MOZART & CHOPIN: “Dialogue” – Josep Colom, p. – Eudora multichannel SACD 1404, 79:09 (2/10/16) ****½:

A recital that bridges the aesthetic worlds of Mozart and Chopin.

We need not succumb to mystical nonsense to believe that great works of art can communicate with one another over time. There are convergent notions at work in the most enduring aesthetic achievements. We see this all the more in individuals of like sensibilities. Aristotle, who believed in the intelligibility of nature and ably delineated the methods of science, could easily converse with Nobel prize-winning scientists of today. In music, too, it is rewarding to think of musical affinities which defy time. The present recording does just this sort of imagining and allows two such figures to meet and hold up a mirror one to the other: Mozart and Chopin.
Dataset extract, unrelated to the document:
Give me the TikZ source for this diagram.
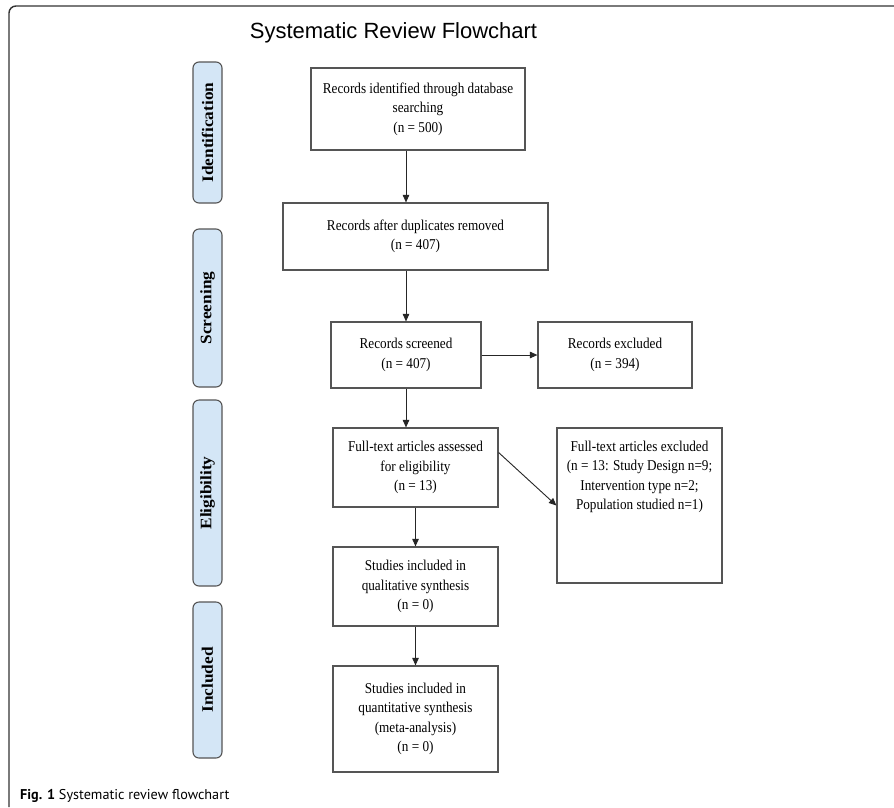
\documentclass[tikz,border=0pt]{standalone}
\usepackage{fontspec}
\setmainfont{Liberation Serif}
\newfontfamily\boxfont[FakeStretch=0.88]{Liberation Serif}
\newfontfamily\labfont[FakeStretch=1.08]{Liberation Serif}
\newfontfamily\titlefont{Liberation Sans}
\newfontfamily\capfont{PT Sans}
\usetikzlibrary{arrows.meta,calc}
\definecolor{phaseblue}{RGB}{212,230,246}
\definecolor{boxgray}{RGB}{85,85,85}
\tikzset{
 flowbox/.style={draw=boxgray, line width=1.2pt, align=center, inner sep=2pt, font=\boxfont\fontsize{15}{19.5}\selectfont},
 flowtext/.style={align=center, inner sep=0pt, font=\boxfont\fontsize{15}{19.5}\selectfont},
 phase/.style={draw=boxgray, fill=phaseblue, line width=1.1pt, rounded corners=6pt, rotate=90, minimum height=29pt, inner sep=0pt, font=\labfont\bfseries\fontsize{16}{18}\selectfont},
 arr/.style={draw=black!85, line width=0.9pt, -{Triangle[length=7.5pt,width=6.5pt]}},
}
\begin{document}
\begin{tikzpicture}[x=1pt,y=-1pt]
\useasboundingbox (0,0) rectangle (894,807);
\fill[white] (0,0) rectangle (894,807);
% frame
\draw[line width=1.4pt, black!80, rounded corners=7pt] (9,807) -- (9,6) -- (900,6);
% title
\node[font=\titlefont\fontsize{22}{26}\selectfont, anchor=base, inner sep=0pt] (title) at (393.5,38) {Systematic Review Flowchart};
% phases
\node[phase, minimum width=141pt] (p1) at (207.5,132.5) {Identification};
\node[phase, minimum width=158pt] (p2) at (207.5,308) {Screening};
\node[phase, minimum width=186pt] (p3) at (207.5,493) {Eligibility};
\node[phase, minimum width=156pt] (p4) at (207.5,680) {Included};
% boxes
\node[flowbox, minimum width=214pt, minimum height=82pt] (b1) at (418,109) {Records identified through database\\searching\\(n = 500)};
\node[flowbox, minimum width=265pt, minimum height=67pt] (b2) at (415.5,236.5) {Records after duplicates removed\\(n = 407)};
\node[flowbox, minimum width=150pt, minimum height=66pt] (b3) at (406,355) {Records screened\\(n = 407)};
\node[flowbox, minimum width=154pt, minimum height=66pt] (b4) at (615,355) {Records excluded\\(n = 394)};
\node[flowbox, minimum width=165pt, minimum height=79pt] (b5) at (415.5,467.5) {Full-text articles assessed\\for eligibility\\(n = 13)};
\node[flowbox, minimum width=165pt, minimum height=155pt] (b6) at (639.5,505.5) {};
\node[flowtext, anchor=north] (b6t) at ($(b6.north)+(0,13)$) {Full-text articles excluded\\(n = 13: Study Design n=9;\\Intervention type n=2;\\Population studied n=1)};
\node[flowbox, minimum width=165pt, minimum height=79pt] (b7) at (415.5,586.5) {Studies included in\\qualitative synthesis\\(n = 0)};
\node[flowbox, minimum width=165pt, minimum height=106pt] (b8) at (415.5,719) {Studies included in\\quantitative synthesis\\(meta-analysis)\\(n = 0)};
% arrows
\draw[arr] (b1.south -| b3.north) -- (b2.north -| b3.north);
\draw[arr] (b2.south -| b3.north) -- (b3.north);
\draw[arr] (b3.east) -- (b4.west);
\draw[arr] (b3.south) -- (b3.south |- b5.north);
\draw[arr] ($(b5.east)+(0,-15)$) -- (b6.west);
\draw[arr] (b5.south) -- (b7.north);
\draw[arr] (b7.south) -- (b8.north);
% caption
\node[anchor=base west, inner sep=0pt, font=\capfont\fontsize{14.2}{16}\selectfont] (cap) at (20,799) {\textbf{Fig. 1} Systematic review flowchart};
\end{tikzpicture}
\end{document}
Josep Colom is a veteran Spanish pianist, renowned for his recordings of De Falla, Mompou and Brahms. He is a teacher and jury-member for the Chopin Piano Competition. On this recording, he surely enjoys the finest sound engineering of his career as he debuts for a small but outstanding Madrid-based audiophile label, Eudora. We were suitably impressed with this label’s issue of Haydn last year, and this project confirms the sonic wizardry of Gonzalo Noque, producer and engineer.

The dialogue begins with the Mozart Fantasy in D minor, which is played with a noticeable nod to Chopin’s phrasing.  It is no more than a pleasing zephyr wafting through a 19th century window into a classical salon. But it is at the ending – left unfinished by Mozart –  that we experience a the first “meeting” between Mozart and Chopin; This is mediated by an improvised cadence which merges seamlessly into the Ecossaise in D major, Op.72. The lift from minor to major enlivens the feeling of a transmigration of souls. The very short Ecossaise returns us to substantial Rondo in D major. Here the simplest of subjects, a distinctly Mozartian mannerism, promises little. But a sharp turn into the development section and we are treated to spirited digressions. But the weirdness is felt in both the phrasing and the time, which don’t belong to Mozart’s language. Can it be that Mozart is “remembering” Chopin?  (“It is a poor memory that only works backward,” said the Queen to Alice.”)

If taken separately, the Chopin pieces sound conventionally good. They are gracious readings with command of detail and tone throughout. But the Mozart pieces have probably never been conceived or performed in this fashion. Well known pieces such as the Fantasy in C minor, K. 475 and Rondo in A minor K. 511 are chosen for their abundant use of chromaticism. By judicious use of pedal and phrasing we arrive at moment of ambiguity: Is it Mozart or is it Chopin? The graceful cantabile style of both composers amounts to a common tongue, and somehow Colom brings this out in a fashion which makes other stylistic features recede a bit.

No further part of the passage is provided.